— start of Working data —

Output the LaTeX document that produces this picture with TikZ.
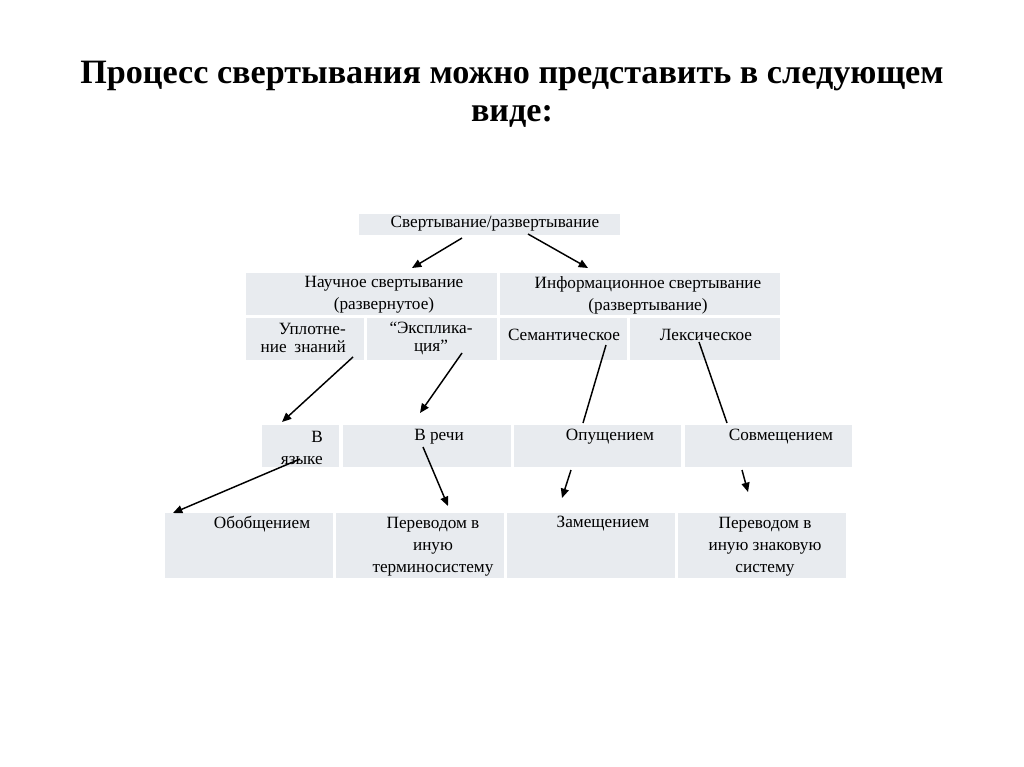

— end of Working data —
— start of Working data —

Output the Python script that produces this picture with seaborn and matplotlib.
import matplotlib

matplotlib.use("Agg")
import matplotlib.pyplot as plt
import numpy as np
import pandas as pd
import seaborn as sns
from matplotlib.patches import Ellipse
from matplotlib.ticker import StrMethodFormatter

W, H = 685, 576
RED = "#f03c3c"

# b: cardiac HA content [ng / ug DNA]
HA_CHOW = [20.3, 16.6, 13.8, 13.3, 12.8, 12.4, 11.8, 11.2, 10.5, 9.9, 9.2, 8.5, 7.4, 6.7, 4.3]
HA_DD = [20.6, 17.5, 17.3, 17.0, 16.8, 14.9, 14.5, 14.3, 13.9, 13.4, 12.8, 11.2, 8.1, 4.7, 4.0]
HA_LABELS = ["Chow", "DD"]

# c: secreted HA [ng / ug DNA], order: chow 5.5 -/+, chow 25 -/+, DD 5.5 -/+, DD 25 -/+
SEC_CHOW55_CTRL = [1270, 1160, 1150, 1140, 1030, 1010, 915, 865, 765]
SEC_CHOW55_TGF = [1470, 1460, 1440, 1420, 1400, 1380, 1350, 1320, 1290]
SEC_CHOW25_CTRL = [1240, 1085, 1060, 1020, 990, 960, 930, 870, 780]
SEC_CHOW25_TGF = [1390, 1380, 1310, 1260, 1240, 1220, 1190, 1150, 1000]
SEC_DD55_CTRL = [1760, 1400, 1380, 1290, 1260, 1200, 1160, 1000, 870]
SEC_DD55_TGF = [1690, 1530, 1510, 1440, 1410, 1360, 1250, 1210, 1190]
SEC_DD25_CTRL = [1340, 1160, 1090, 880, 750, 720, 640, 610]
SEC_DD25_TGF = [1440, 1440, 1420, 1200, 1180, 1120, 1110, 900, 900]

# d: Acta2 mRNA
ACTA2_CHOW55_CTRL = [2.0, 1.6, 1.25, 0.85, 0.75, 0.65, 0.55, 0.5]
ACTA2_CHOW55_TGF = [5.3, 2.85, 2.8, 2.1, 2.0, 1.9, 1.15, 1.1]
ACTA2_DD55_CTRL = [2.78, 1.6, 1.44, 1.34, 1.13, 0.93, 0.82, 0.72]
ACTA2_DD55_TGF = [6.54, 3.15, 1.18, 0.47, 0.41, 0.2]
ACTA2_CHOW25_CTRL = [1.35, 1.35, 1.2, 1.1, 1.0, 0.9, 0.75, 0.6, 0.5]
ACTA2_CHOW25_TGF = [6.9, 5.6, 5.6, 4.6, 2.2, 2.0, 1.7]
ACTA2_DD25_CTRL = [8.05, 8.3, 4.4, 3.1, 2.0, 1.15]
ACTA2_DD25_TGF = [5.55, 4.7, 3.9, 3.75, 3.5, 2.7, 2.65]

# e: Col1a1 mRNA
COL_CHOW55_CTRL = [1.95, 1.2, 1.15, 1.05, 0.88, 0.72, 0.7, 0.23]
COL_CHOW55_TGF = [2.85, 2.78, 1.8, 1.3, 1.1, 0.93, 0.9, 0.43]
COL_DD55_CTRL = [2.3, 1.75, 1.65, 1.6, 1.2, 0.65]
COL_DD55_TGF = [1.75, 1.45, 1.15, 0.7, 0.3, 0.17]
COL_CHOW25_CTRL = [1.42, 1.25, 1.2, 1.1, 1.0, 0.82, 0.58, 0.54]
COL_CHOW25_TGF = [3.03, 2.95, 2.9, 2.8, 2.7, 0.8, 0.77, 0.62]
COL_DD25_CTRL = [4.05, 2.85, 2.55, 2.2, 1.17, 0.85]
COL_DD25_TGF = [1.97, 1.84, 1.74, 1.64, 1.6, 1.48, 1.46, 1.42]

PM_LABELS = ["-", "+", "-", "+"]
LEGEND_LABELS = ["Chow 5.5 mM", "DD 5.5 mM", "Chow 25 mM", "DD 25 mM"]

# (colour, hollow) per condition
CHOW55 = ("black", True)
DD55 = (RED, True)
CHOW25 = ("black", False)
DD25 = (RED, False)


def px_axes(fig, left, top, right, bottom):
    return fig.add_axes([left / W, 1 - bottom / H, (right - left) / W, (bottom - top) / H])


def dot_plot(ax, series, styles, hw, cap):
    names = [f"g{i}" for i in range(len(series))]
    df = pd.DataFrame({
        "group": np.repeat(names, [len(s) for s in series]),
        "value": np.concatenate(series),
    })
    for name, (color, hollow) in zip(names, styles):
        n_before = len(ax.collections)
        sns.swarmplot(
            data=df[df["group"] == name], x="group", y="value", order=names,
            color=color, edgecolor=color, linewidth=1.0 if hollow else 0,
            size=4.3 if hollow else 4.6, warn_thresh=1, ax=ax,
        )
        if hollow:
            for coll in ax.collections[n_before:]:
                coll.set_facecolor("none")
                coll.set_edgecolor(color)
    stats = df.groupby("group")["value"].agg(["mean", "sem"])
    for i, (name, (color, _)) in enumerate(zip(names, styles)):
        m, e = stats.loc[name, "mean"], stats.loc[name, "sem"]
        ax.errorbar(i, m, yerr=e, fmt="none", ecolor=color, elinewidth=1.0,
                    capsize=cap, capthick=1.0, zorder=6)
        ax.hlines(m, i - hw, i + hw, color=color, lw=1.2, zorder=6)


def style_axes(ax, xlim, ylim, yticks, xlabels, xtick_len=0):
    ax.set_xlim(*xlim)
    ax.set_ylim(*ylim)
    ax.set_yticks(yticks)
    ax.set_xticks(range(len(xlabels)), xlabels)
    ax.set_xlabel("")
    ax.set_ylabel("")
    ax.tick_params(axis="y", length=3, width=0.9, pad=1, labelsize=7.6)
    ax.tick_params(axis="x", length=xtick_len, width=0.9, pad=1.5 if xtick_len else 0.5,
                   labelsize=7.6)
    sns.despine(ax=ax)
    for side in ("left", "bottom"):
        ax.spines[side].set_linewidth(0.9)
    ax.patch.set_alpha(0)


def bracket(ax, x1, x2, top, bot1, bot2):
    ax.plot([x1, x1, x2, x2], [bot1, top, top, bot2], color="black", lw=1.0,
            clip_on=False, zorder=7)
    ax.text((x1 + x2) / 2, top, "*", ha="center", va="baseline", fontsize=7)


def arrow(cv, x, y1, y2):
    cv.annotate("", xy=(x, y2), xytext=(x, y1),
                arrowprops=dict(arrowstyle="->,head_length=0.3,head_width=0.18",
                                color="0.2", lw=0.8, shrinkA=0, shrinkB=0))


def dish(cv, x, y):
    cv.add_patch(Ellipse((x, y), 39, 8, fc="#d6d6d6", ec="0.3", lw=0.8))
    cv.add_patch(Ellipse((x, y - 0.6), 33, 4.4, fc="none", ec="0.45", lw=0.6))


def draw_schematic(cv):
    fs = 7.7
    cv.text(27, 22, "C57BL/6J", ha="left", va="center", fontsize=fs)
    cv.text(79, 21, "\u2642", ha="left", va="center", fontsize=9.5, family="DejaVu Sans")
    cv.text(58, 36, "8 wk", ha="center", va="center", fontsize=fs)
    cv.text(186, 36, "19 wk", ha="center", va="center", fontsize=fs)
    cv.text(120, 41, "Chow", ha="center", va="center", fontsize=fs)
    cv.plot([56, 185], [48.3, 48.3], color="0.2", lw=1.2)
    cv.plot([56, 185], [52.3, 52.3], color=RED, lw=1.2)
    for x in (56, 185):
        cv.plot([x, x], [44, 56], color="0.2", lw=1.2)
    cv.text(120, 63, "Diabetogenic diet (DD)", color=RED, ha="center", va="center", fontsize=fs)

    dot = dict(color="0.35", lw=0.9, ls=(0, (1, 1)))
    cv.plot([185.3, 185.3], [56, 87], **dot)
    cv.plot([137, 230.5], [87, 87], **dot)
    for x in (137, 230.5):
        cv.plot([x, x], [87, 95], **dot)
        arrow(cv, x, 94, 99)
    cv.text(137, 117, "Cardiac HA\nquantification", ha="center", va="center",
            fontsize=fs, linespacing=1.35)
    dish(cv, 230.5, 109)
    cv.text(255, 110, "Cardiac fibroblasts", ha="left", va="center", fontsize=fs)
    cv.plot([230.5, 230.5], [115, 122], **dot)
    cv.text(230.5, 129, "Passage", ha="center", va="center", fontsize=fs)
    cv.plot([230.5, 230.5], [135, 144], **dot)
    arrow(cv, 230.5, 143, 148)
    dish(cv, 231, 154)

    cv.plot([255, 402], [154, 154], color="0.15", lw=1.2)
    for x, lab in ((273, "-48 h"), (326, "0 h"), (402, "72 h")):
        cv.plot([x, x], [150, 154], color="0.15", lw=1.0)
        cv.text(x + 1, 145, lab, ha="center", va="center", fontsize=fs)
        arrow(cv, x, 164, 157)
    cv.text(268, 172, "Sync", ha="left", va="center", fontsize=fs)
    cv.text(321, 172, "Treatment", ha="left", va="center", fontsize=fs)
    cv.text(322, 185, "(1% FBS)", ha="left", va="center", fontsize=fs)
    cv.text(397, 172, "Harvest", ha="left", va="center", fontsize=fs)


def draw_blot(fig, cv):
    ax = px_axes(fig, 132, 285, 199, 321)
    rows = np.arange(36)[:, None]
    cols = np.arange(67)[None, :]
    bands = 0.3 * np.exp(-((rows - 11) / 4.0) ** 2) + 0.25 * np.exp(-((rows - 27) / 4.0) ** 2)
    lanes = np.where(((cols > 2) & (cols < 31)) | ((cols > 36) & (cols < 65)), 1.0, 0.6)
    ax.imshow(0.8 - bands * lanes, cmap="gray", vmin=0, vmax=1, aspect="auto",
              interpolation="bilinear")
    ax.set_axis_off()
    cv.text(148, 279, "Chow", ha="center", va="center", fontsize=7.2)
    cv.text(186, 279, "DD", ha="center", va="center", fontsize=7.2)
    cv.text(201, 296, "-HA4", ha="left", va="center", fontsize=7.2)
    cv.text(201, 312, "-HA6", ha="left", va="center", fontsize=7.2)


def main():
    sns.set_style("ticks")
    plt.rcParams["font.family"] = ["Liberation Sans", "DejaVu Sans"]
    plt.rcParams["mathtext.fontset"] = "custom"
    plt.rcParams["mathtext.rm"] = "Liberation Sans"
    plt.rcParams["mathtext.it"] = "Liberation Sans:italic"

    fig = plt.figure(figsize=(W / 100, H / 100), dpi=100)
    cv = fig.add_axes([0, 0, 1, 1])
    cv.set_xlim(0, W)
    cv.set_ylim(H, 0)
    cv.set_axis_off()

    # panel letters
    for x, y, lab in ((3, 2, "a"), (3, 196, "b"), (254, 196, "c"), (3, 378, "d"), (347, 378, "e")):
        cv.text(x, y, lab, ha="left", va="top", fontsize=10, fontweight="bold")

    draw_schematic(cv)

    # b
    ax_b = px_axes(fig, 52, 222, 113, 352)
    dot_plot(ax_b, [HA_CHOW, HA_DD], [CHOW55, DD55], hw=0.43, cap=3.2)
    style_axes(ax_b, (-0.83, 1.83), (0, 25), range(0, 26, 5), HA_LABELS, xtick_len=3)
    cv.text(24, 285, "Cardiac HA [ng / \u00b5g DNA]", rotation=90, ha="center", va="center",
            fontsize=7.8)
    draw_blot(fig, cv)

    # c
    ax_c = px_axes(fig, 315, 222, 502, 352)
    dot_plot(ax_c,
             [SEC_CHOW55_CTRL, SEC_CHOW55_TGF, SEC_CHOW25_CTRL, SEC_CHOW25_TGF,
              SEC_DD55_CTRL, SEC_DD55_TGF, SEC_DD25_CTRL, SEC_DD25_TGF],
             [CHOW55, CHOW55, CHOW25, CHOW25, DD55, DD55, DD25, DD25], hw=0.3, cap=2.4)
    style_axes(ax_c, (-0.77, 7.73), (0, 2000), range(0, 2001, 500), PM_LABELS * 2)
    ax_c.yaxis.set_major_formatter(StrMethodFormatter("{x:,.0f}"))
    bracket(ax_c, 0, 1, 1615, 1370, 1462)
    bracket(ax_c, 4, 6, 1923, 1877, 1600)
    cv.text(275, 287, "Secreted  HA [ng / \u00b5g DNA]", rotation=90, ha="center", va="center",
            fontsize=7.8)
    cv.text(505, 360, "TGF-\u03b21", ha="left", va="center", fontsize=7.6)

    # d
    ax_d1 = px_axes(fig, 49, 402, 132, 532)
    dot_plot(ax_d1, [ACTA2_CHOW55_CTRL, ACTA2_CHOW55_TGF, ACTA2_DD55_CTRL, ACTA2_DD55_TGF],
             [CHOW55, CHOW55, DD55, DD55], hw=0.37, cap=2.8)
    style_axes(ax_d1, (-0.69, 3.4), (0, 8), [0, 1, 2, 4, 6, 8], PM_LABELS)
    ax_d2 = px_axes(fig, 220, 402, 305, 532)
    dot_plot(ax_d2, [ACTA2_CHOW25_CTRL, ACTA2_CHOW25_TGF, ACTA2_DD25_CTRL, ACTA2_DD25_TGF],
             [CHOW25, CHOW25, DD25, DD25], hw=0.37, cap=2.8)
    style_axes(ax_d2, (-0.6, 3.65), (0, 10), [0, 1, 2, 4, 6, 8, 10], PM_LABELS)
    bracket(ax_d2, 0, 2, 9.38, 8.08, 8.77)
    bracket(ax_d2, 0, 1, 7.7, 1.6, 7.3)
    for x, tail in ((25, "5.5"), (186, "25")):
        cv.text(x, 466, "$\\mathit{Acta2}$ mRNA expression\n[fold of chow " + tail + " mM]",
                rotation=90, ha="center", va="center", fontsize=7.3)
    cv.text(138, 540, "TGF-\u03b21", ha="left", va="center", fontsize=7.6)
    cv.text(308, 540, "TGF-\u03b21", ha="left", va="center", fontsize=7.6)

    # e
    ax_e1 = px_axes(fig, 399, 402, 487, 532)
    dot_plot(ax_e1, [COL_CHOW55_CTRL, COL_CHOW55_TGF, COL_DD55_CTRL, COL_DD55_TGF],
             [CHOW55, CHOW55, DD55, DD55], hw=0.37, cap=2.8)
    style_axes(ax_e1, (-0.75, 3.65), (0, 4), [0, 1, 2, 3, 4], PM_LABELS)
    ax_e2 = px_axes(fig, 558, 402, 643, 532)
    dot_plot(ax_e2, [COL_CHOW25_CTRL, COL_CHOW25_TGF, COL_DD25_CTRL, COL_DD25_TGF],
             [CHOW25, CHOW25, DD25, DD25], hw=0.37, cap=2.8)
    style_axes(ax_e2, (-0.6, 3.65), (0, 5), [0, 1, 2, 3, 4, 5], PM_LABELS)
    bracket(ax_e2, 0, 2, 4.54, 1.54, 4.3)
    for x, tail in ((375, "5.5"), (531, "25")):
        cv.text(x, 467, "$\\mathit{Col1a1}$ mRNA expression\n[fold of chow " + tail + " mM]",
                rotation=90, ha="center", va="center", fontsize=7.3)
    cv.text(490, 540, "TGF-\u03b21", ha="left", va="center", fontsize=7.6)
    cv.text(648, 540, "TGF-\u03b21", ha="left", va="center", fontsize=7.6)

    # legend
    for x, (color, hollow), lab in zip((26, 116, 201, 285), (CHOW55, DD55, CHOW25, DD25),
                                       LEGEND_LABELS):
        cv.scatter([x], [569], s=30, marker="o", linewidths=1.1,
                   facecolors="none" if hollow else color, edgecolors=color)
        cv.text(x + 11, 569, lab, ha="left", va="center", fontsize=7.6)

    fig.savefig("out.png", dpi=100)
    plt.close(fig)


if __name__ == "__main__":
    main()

— end of Working data —

* [Your goal]: Gather up every line from the listing above in which the word "that" occurs.

* [Written reply]:
Output the LaTeX document that produces this picture with TikZ.
Output the Python script that produces this picture with seaborn and matplotlib.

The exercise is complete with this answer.